Let’s just jump right into this one, yes?
Perhaps you’ve heard of the phrase “safe space.” A safe space is usually referring to a discussion, a room, an event with an open atmosphere. What I mean by that is people in these rooms and discussions are encouraged to speak their minds, to share their stories with no fear of judgment. These spaces are vastly important, because without them, there are not many other spaces to fully and freely express oneself.

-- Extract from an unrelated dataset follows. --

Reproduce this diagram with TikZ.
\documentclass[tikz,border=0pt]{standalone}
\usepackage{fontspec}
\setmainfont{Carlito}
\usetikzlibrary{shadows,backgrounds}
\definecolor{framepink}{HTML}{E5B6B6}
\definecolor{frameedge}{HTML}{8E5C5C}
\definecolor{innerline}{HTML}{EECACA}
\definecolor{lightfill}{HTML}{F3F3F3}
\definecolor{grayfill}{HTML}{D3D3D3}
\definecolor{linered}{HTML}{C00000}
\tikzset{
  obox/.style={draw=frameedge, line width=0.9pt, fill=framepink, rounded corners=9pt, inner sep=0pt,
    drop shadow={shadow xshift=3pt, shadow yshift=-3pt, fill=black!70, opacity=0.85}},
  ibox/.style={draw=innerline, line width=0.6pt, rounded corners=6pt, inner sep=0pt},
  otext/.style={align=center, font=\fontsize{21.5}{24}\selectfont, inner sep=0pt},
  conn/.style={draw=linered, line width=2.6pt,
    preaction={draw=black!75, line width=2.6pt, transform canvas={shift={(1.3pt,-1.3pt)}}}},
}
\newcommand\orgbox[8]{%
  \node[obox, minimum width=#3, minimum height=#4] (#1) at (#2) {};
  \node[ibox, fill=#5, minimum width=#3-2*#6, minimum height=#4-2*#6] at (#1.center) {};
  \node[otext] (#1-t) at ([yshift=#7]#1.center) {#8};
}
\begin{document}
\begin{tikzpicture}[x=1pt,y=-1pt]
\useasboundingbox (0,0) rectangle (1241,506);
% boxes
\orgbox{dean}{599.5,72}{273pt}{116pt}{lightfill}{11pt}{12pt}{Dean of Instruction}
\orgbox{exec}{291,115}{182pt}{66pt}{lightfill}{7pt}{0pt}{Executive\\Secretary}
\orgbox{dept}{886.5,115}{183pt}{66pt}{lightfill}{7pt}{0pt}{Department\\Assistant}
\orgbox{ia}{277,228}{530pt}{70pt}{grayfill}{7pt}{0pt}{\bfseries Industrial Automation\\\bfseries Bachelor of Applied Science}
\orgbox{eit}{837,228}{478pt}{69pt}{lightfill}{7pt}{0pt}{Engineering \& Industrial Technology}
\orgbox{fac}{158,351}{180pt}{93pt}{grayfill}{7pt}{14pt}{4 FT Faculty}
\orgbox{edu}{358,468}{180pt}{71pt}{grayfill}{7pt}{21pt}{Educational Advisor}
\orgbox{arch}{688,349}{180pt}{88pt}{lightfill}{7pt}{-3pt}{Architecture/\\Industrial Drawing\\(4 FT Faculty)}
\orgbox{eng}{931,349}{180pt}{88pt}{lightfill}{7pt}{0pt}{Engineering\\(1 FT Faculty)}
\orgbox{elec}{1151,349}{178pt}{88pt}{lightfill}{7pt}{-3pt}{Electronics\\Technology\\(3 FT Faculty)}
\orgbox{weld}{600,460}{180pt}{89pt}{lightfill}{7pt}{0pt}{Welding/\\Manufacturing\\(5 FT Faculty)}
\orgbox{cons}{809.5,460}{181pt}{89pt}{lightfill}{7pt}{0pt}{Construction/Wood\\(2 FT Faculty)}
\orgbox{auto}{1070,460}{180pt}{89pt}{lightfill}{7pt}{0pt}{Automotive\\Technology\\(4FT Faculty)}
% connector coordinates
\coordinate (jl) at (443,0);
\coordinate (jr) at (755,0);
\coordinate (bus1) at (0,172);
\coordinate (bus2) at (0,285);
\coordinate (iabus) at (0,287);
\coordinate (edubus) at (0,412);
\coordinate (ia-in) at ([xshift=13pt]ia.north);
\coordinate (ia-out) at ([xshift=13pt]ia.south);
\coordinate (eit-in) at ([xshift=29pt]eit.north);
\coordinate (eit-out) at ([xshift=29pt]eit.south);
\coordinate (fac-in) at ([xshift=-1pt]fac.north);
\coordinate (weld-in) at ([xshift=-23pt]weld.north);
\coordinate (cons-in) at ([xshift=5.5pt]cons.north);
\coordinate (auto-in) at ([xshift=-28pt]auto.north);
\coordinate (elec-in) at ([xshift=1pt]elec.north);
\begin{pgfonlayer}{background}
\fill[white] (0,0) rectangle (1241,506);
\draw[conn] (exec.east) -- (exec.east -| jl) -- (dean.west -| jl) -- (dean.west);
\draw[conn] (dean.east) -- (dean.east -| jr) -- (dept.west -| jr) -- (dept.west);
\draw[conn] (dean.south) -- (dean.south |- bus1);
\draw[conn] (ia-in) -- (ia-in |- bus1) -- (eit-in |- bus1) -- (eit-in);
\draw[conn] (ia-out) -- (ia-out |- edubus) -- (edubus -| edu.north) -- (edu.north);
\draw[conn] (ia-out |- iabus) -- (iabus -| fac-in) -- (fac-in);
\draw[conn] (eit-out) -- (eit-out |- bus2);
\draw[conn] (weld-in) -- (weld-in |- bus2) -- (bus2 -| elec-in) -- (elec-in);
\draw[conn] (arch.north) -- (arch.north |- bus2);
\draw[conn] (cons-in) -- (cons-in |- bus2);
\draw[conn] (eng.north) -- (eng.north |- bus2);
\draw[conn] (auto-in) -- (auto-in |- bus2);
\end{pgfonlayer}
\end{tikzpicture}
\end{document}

Holy Cross, like many other institutions, still does have some way to go in terms of having more and more similar spaces as the ones mentioned above. However, I can say that these spaces do exist on campus. Surely there are not always going to be people who share the same views or backgrounds and that can lead to tension. What many organizations and groups on this Holy Cross campus emphasize is the importance of “agreeing without being disagreeable” or the adage “agree to disagree.” I am most inspired when I attend an event where people from all different faith traditions, political standpoints, and cultures are having open and respectable dialogue. These events are needed when the atmosphere in the nation often seems so divisive and quite frankly, terrifying. These events provide a great deal of comfort to many during such times.
Examples of some of these open discussion events within this first month at Holy Cross:
1. The Art of Difficult Discussions: “Themed Parties”

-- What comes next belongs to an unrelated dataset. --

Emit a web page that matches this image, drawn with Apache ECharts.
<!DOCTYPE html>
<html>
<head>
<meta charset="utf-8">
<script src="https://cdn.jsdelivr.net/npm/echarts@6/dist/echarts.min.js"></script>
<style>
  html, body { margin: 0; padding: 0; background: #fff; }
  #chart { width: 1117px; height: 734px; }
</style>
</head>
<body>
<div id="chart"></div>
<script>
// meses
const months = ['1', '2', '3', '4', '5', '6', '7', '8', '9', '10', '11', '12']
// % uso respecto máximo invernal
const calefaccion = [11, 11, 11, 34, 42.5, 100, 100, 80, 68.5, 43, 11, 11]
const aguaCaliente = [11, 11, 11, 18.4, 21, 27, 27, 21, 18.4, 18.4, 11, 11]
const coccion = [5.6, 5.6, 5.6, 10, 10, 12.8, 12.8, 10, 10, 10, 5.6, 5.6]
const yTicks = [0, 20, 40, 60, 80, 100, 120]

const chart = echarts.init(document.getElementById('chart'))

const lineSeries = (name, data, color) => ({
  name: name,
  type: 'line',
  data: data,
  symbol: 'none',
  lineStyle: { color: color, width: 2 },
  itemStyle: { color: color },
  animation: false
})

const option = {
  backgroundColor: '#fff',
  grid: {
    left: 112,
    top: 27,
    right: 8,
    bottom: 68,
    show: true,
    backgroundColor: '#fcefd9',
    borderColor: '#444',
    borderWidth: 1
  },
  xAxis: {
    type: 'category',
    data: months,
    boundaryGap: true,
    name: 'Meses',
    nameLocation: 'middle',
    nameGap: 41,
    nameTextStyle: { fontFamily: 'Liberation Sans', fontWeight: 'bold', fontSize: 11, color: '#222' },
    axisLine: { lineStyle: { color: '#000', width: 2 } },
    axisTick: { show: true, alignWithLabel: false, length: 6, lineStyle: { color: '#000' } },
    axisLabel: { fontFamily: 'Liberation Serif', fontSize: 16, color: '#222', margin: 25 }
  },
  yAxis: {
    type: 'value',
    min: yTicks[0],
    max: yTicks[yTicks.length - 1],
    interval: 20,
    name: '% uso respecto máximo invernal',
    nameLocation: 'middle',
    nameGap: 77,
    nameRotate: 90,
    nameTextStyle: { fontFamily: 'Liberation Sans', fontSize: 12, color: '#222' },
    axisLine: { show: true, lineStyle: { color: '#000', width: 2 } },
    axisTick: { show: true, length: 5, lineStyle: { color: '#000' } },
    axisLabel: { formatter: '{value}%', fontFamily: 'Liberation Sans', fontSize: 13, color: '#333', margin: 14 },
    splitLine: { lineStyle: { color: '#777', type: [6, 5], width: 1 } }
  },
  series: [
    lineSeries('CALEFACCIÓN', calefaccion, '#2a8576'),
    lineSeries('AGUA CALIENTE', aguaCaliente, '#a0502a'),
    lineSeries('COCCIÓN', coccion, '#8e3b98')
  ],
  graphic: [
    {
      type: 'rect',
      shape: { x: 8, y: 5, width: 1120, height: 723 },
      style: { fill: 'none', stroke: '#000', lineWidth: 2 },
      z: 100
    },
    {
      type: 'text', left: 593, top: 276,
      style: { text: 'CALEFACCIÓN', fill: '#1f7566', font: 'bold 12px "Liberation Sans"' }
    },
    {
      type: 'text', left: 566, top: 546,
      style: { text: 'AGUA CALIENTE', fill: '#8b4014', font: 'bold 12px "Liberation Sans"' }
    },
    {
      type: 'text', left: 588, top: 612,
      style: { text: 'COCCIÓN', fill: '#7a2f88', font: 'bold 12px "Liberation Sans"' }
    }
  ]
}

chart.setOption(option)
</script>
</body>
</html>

2. Ignite: a workshop series focused on the experiences of women of color in predominately white spaces
3. Screening of the film “Profiled,” a documentary regarding police brutality and racial profiling, as well as a Q&A with the producer Kathleen Foster
4. A Social Justice retreat this upcoming weekend at the new contemplative center
And much more.
My last point is a phrase I’m hearing more and more often. I was talking with a peer on my way to the Ignite and we were discussing how wonderful it was to have such a workshop. I said I was so happy to have a “safe space.” My peer smiled and said, “I prefer saying brave space.”
I thought that was so powerful. There is such power in safety, in feeling that when you stand up or speak out, you will still be supported and comforted by those around you. You can be brave, because you have a ton of people rooting for you.
Yes, not everyone is on this brave space bandwagon just yet. There are still those students who aren’t necessarily actively rooting for everyone, still those who refuse to look beyond their own views and beliefs. However, I think the Holy Cross community is taking those essential steps toward the bandwagon’s door. My evidence? The photos posted below.
So, the blog take-away is: There will always be issues in the world at large and on the Holy Cross campus. Nonetheless, I will find people, groups, and even faculty who are willing to discuss and discern these important issues with me. I will find my brave space on the Hill.